Yogyakarta (ANTARA News) - Ketua MPR RI Hidayat Nur Wahid berpendapat bahwa sikap untuk tidak menggunakan hak suaranya dalam Pemilu (Golput) adalah bentuk apatisme dalam membangun bangsa dan orang yang bersikap seperti itu berarti tidak berupaya melakukan perubahan.

"Ketika masyarakat sudah tidak berupaya melakukan perubahan maka yang terjadi adalah stagnasi atau justru kepemimpinan tersebut akan diambil oleh orang-orang yang selama ini justru tidak memperhatikan kepentingan warga dalam sebuh negara," kata Hidayat Nur Wahid dalam sebuah saresehan di Yogyakarta, Rabu.

Menggambarkan Golput, Hidayat Nur Wahid bahkan mengutip penggalan karya sastra Ibnu Chaldun yang menyatakan, "matinya suatu bangsa adalah jika bangsa tersebut sudah tidak punya idealisme dan terjebak dalam pragmatisme dan permisivisme".

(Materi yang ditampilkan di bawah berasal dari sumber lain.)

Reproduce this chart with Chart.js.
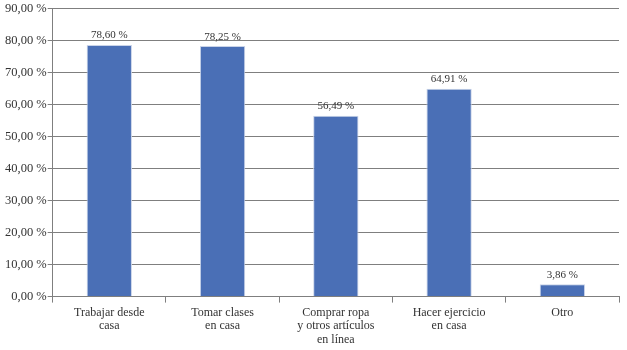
<!DOCTYPE html>
<html>
<head>
<meta charset="utf-8">
<script src="https://cdn.jsdelivr.net/npm/chart.js@4"></script>
<style>
  html, body { margin: 0; padding: 0; background: #fff; }
  #wrap { width: 627px; height: 350px; }
</style>
</head>
<body>
<div id="wrap"><canvas id="chart"></canvas></div>
<script>
// Categories (multi-line labels) and values
const categories = [
  ["Trabajar desde", "casa"],
  ["Tomar clases", "en casa"],
  ["Comprar ropa", "y otros artículos", "en línea"],
  ["Hacer ejercicio", "en casa"],
  ["Otro"]
];
const values = [78.60, 78.25, 56.49, 64.91, 3.86];
const yTicks = [0, 10, 20, 30, 40, 50, 60, 70, 80, 90];

function fmt(v) {
  return v.toFixed(2).replace(".", ",") + " %";
}

// Draw value labels above each bar
const barLabels = {
  id: "barLabels",
  afterDatasetsDraw(chart) {
    const ctx = chart.ctx;
    const meta = chart.getDatasetMeta(0);
    ctx.save();
    ctx.font = "11px 'Liberation Serif', serif";
    ctx.fillStyle = "#333";
    ctx.textAlign = "center";
    ctx.textBaseline = "bottom";
    meta.data.forEach((bar, i) => {
      ctx.fillText(fmt(values[i]), bar.x, bar.y - 4);
    });
    ctx.restore();
  }
};

const ctx = document.getElementById("chart").getContext("2d");
new Chart(ctx, {
  type: "bar",
  data: {
    labels: categories,
    datasets: [{
      data: values,
      backgroundColor: "#4a6fb6",
      borderColor: "#c9d3e8",
      borderWidth: { top: 1, left: 1, right: 1, bottom: 0 },
      barPercentage: 0.4,
      categoryPercentage: 1.0
    }]
  },
  options: {
    responsive: true,
    maintainAspectRatio: false,
    animation: false,
    layout: { padding: { top: 2, right: 8, left: 4, bottom: 0 } },
    plugins: {
      legend: { display: false },
      tooltip: { enabled: false }
    },
    scales: {
      x: {
        grid: {
          drawOnChartArea: false,
          drawTicks: true,
          tickLength: 6,
          color: "#7f7f7f",
          offset: true
        },
        border: { color: "#7f7f7f" },
        ticks: {
          color: "#333",
          font: { family: "'Liberation Serif', serif", size: 12, lineHeight: 1.15 },
          maxRotation: 0,
          autoSkip: false,
          padding: 3
        }
      },
      y: {
        min: 0,
        max: 90,
        afterBuildTicks(axis) {
          axis.ticks = yTicks.map(v => ({ value: v }));
        },
        grid: {
          color: "#7f7f7f",
          tickLength: 5
        },
        border: { color: "#7f7f7f" },
        ticks: {
          color: "#333",
          font: { family: "'Liberation Serif', serif", size: 12.5 },
          padding: 1,
          callback: v => fmt(v)
        }
      }
    }
  },
  plugins: [barLabels]
});
</script>
</body>
</html>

Sedangkan terkait iklan PKS yang mengundang kotroversi karena menampilkan tokoh-tokoh terkenal, Hidayat mengatakan bahwa iklan tersebut bukan secara sengaja dimaksudkan untuk mengundang kontroversi.

"Iklan tersebut merupakan sebuah upaya agar masyarakat kita belajar menghargai pemimpin-pemimpin bangsa kita" katanya.

Menurut dia, berdasarkan sejarah masa lalu bangsa ini tidak pernah lepas dari dendam.

"Bagaimana dalam cerita Singasari, Ken Arok membunuh Tunggul Ametung, kemudian anak Tunggul Ametung membunuh ayah tirinya (Ken Arok), dan seterusnya hingga ke anak cucu," katanya.

Ia mengatakan, hal tersebut janganlah dijadikan sebagai "kaca" bagi bangsa kita karena kenyataan yang terjadi ketika Soekarno melepas kepemimpinannya, ia dihujat pada masa orde baru.

"Kemudian Orde baru tumbang, Soeharto dihujat pada masa reformasi. Habibie selesai menjabat, dihujat semasa Gus Dur, demikian seterusnya," katanya.

Lebih lanjut ia mengatakan, jika budaya seperti ini dibiarkan berlarut-larut maka kapan bangsa ini akan menjadi bangsa yang beradap.

"Malaysia saja yang sering terjadi pergolakan politik hingga sekarang, semua perdana menteri mereka senantiasa dihormati karena pasti ada kebaikan dari apa yang dia lakukan," katanya.

Sementara menyinggung masalah keistimewaan Daerah istimewa Yogyakarta (DIY), Hidayat mengatakan, masalah ini harus ditanggapi dan dihadapi dengan arif.

"NAD dalam upaya mempertahankan keistimewaan mampu untuk menahan pergolakan sehingga kondisi masih bisa dikendalikan," katanya.

Lebih lanjut ia mengatakan, masyarakat Yogyakarta harus arif dan bijaksana dalam upaya mempertahankan keistimewaan, karena secara kultur masyarakat Yogyakarta lebih bisa berlaku demikian.